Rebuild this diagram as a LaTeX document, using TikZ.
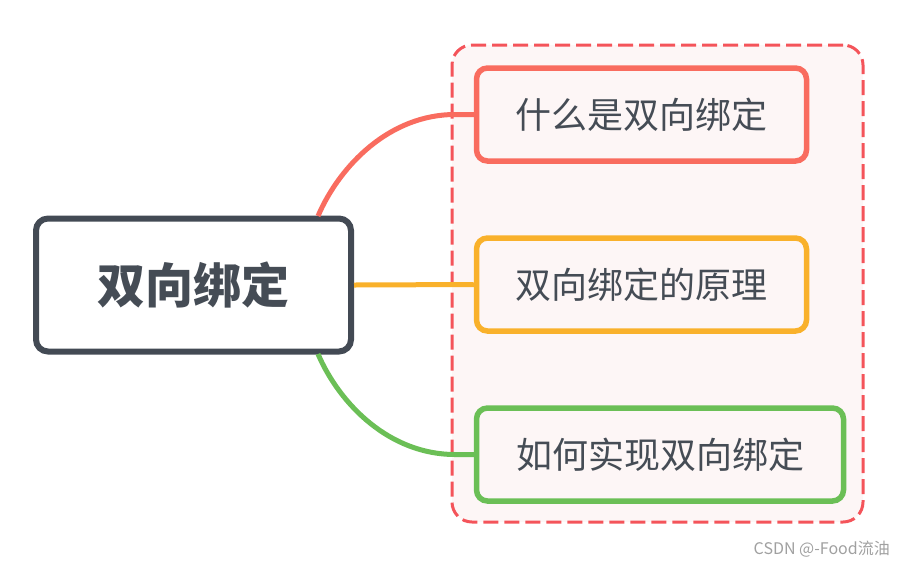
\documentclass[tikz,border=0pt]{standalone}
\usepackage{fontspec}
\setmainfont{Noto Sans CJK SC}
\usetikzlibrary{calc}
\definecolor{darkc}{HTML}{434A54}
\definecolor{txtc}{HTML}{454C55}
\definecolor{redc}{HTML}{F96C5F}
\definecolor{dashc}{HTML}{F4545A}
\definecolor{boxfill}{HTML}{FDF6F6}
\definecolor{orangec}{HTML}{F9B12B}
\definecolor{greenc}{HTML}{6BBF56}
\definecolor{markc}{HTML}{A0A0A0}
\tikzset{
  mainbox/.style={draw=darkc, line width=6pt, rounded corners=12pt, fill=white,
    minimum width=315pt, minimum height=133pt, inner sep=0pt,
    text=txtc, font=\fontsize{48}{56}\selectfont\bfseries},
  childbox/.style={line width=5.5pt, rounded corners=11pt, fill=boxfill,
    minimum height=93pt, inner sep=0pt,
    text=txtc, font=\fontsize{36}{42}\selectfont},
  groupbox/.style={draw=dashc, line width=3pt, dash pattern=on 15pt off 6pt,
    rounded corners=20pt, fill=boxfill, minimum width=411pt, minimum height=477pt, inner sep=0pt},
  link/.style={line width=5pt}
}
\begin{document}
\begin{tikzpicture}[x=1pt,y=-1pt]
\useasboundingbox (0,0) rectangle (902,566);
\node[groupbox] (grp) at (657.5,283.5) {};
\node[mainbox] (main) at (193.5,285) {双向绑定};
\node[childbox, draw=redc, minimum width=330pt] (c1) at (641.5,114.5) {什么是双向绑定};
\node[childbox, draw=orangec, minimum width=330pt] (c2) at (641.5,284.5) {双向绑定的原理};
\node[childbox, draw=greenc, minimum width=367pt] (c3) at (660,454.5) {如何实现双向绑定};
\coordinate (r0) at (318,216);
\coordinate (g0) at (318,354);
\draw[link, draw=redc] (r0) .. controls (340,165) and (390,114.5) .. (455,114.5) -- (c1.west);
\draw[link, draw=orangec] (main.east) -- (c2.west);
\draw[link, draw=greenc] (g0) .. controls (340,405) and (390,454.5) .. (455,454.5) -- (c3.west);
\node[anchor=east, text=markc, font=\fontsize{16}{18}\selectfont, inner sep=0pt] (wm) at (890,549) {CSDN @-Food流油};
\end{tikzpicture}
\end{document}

**PROMPT**. With the pictures left out, transcribe the material exactly.

**TASK RESULT**.
Rebuild this diagram as a LaTeX document, using TikZ.
\documentclass[tikz,border=0pt]{standalone}
\usepackage{fontspec}
\setmainfont{Noto Sans CJK SC}
\usetikzlibrary{calc}
\definecolor{darkc}{HTML}{434A54}
\definecolor{txtc}{HTML}{454C55}
\definecolor{redc}{HTML}{F96C5F}
\definecolor{dashc}{HTML}{F4545A}
\definecolor{boxfill}{HTML}{FDF6F6}
\definecolor{orangec}{HTML}{F9B12B}
\definecolor{greenc}{HTML}{6BBF56}
\definecolor{markc}{HTML}{A0A0A0}
\tikzset{
  mainbox/.style={draw=darkc, line width=6pt, rounded corners=12pt, fill=white,
    minimum width=315pt, minimum height=133pt, inner sep=0pt,
    text=txtc, font=\fontsize{48}{56}\selectfont\bfseries},
  childbox/.style={line width=5.5pt, rounded corners=11pt, fill=boxfill,
    minimum height=93pt, inner sep=0pt,
    text=txtc, font=\fontsize{36}{42}\selectfont},
  groupbox/.style={draw=dashc, line width=3pt, dash pattern=on 15pt off 6pt,
    rounded corners=20pt, fill=boxfill, minimum width=411pt, minimum height=477pt, inner sep=0pt},
  link/.style={line width=5pt}
}
\begin{document}
\begin{tikzpicture}[x=1pt,y=-1pt]
\useasboundingbox (0,0) rectangle (902,566);
\node[groupbox] (grp) at (657.5,283.5) {};
\node[mainbox] (main) at (193.5,285) {双向绑定};
\node[childbox, draw=redc, minimum width=330pt] (c1) at (641.5,114.5) {什么是双向绑定};
\node[childbox, draw=orangec, minimum width=330pt] (c2) at (641.5,284.5) {双向绑定的原理};
\node[childbox, draw=greenc, minimum width=367pt] (c3) at (660,454.5) {如何实现双向绑定};
\coordinate (r0) at (318,216);
\coordinate (g0) at (318,354);
\draw[link, draw=redc] (r0) .. controls (340,165) and (390,114.5) .. (455,114.5) -- (c1.west);
\draw[link, draw=orangec] (main.east) -- (c2.west);
\draw[link, draw=greenc] (g0) .. controls (340,405) and (390,454.5) .. (455,454.5) -- (c3.west);
\node[anchor=east, text=markc, font=\fontsize{16}{18}\selectfont, inner sep=0pt] (wm) at (890,549) {CSDN @-Food流油};
\end{tikzpicture}
\end{document}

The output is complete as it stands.